20:20 Mobile, the Crewe-based mobile phone distributor, continued with its severe restructuring programme in 2009, which wiped out profits, despite a strong underlying performance.
The company, a former subsidiary of The Caudwell Group, was sold to private equity firm to Doughty Hanson in 2006.
It is one of the the top three mobile handset distributors in the world, and the largest globally largest distributor of mobile phone accessories, according to the company.
Newly filed accounts show that despite a 16% increase in sales to £991.6m for the year to the end of December 2009 (2008: £849.9m), pre-tax profits stood at just £195,000 – a major hit compared to the £219.9m it made a year earlier.
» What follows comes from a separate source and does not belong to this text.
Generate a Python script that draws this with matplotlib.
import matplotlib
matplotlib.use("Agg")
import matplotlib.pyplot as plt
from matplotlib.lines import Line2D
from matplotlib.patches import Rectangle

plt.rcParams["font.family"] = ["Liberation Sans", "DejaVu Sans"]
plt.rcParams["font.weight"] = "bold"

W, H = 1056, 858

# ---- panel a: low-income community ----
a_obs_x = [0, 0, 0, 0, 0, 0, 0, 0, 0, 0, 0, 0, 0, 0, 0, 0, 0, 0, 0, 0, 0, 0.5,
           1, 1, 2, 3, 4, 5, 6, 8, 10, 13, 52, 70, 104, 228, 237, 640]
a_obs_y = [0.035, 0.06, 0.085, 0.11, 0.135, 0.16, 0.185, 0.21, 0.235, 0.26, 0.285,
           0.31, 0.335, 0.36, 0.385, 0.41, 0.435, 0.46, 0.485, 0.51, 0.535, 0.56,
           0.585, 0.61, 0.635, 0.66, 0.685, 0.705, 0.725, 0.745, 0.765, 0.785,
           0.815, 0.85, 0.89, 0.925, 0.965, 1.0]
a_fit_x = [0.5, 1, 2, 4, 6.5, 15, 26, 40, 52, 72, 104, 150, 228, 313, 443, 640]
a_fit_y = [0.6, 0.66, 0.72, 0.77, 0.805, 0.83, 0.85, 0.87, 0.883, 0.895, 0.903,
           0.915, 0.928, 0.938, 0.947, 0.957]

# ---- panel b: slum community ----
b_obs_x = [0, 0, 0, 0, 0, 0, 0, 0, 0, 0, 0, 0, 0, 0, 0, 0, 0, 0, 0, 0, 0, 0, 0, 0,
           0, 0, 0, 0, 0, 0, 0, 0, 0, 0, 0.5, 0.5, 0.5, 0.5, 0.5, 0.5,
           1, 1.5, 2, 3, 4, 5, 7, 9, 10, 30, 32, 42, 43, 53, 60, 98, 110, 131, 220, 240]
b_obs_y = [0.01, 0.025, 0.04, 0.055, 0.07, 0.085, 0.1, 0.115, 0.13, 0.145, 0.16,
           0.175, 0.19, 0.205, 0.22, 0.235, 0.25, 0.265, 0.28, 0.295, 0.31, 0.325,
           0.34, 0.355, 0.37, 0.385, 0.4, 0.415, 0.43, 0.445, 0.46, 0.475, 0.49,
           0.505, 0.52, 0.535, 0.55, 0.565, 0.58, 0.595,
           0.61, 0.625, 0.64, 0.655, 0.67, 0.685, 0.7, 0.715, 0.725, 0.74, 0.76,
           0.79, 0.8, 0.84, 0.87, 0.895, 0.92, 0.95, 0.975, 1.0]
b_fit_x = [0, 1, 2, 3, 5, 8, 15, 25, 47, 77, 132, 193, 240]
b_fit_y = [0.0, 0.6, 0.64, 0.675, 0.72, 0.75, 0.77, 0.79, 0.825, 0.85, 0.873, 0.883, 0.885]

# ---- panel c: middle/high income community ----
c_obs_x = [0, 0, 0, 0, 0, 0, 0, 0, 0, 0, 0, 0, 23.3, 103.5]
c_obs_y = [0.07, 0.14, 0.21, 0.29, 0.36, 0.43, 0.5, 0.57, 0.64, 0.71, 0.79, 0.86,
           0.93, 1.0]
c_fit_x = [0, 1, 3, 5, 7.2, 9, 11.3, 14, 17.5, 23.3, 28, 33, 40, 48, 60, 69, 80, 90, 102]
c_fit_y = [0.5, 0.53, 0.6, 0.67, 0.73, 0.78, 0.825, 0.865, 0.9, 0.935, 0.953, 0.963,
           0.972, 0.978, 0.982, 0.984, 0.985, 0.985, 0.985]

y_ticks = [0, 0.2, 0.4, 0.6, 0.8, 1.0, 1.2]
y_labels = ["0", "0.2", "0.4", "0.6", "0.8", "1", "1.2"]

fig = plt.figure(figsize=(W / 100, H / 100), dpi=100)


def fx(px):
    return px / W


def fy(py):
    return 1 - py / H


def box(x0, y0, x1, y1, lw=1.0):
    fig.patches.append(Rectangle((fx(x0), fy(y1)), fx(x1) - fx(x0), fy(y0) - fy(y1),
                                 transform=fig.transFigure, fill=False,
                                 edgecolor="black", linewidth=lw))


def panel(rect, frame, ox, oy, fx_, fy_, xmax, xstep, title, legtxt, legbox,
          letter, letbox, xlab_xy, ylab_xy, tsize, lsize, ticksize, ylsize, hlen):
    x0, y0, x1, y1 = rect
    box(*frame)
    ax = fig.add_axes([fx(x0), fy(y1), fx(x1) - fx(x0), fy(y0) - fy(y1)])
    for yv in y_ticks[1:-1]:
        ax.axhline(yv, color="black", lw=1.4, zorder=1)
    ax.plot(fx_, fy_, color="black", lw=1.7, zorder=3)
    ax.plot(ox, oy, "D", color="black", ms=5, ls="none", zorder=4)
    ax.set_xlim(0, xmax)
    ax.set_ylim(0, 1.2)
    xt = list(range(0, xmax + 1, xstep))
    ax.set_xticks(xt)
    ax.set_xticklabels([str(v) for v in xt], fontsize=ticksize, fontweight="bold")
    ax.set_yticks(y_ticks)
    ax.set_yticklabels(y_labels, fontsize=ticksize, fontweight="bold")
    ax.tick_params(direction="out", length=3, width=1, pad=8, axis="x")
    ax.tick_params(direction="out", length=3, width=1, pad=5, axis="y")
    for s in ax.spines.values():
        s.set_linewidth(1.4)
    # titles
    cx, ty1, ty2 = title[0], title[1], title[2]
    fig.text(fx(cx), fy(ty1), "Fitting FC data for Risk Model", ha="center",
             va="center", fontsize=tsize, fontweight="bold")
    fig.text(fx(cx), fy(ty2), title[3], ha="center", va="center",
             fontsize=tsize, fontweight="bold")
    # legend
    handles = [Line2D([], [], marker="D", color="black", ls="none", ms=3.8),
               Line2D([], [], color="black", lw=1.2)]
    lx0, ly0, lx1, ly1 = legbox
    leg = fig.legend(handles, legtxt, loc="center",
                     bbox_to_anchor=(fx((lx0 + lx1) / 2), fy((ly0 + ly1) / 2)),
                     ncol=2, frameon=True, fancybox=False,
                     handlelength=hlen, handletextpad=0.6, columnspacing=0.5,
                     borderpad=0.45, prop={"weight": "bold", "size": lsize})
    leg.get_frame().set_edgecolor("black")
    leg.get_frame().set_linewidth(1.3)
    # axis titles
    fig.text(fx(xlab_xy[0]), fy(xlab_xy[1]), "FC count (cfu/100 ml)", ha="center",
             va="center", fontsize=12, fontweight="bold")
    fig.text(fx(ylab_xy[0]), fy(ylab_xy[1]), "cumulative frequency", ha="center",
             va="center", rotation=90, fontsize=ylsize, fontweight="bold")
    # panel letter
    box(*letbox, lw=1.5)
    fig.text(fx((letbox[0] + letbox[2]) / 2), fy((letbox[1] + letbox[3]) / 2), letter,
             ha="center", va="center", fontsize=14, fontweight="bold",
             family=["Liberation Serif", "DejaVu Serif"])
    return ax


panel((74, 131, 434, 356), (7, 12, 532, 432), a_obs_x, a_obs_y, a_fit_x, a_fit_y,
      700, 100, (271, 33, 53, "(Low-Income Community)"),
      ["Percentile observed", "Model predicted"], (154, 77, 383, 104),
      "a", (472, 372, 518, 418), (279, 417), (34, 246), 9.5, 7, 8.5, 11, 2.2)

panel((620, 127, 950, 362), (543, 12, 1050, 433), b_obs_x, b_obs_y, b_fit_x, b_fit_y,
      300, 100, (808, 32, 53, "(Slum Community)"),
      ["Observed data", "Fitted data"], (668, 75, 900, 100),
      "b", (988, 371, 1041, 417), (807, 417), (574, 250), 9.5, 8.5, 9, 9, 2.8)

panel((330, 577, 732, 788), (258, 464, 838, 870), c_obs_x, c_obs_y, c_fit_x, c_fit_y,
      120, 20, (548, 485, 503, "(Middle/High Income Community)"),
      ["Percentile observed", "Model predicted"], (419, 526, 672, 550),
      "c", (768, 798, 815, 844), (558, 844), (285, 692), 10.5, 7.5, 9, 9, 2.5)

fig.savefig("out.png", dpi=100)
However, operating profit before exceptional items did increase – to £16.6m (2008: £15.5m)
The directors’ report said: “As part of the ongoing restructuring of the business that has followed its separation from Phones 4U in 2006, exceptional costs of £5.3m have been incurred relating to restructuring costs.”
Staff numbers were cut by 176 to 1,271 during the year as part of the continued integration of its old 20:20 Logistics, Dextra Solutions and Caudwell Logistics units.
The move followed its financial restructuring in July 2008, which saw the banking syndicate that put up the debt for Doughty Hanson’s purchase of the business write down net debt to £92m and receive a 45% equity stake.
Doughty Hanson injected £15m capital into 20:20 Mobile as part of the deal, while 20:20 Mobile’s management team also took 10% as part of the restructuring.
20:20 Mobile said its gross margin percentage had reduced in 2009, due to the increased proportion of smartphones in its sales mix, and the competitive market place, but added that this had been fully compensated for by cost reductions.
During 2009, the company expanded its European footprint with operations in Germany, The Netherlands, Belgium, Italy, Portugal and the Czech Republic, to add to existing business in the UK, Ireland, Sweden, Norway, Denmark, Spain, France and the UAE.
The group is actively replacing its senior debt with asset based lending facilities. Net debt fell from £134m in 2008 (including asset based lending of £38.7m) to £125m at Dec 31, 2009 (including asset-based lending of £55.4m).
In their report directors said: “We are very pleased with the group’s results given the challenging economic climate in 2009.
“Our strategy of forging closer relationships with our vendors and customers resulted in growth in sales, operating profit and net cash inflow, and a reduction in net debt.”
They added: “We look forward to the future with confidence, continuing our growth strategy through expanding our European footprint, vendor authorisations and customer base.”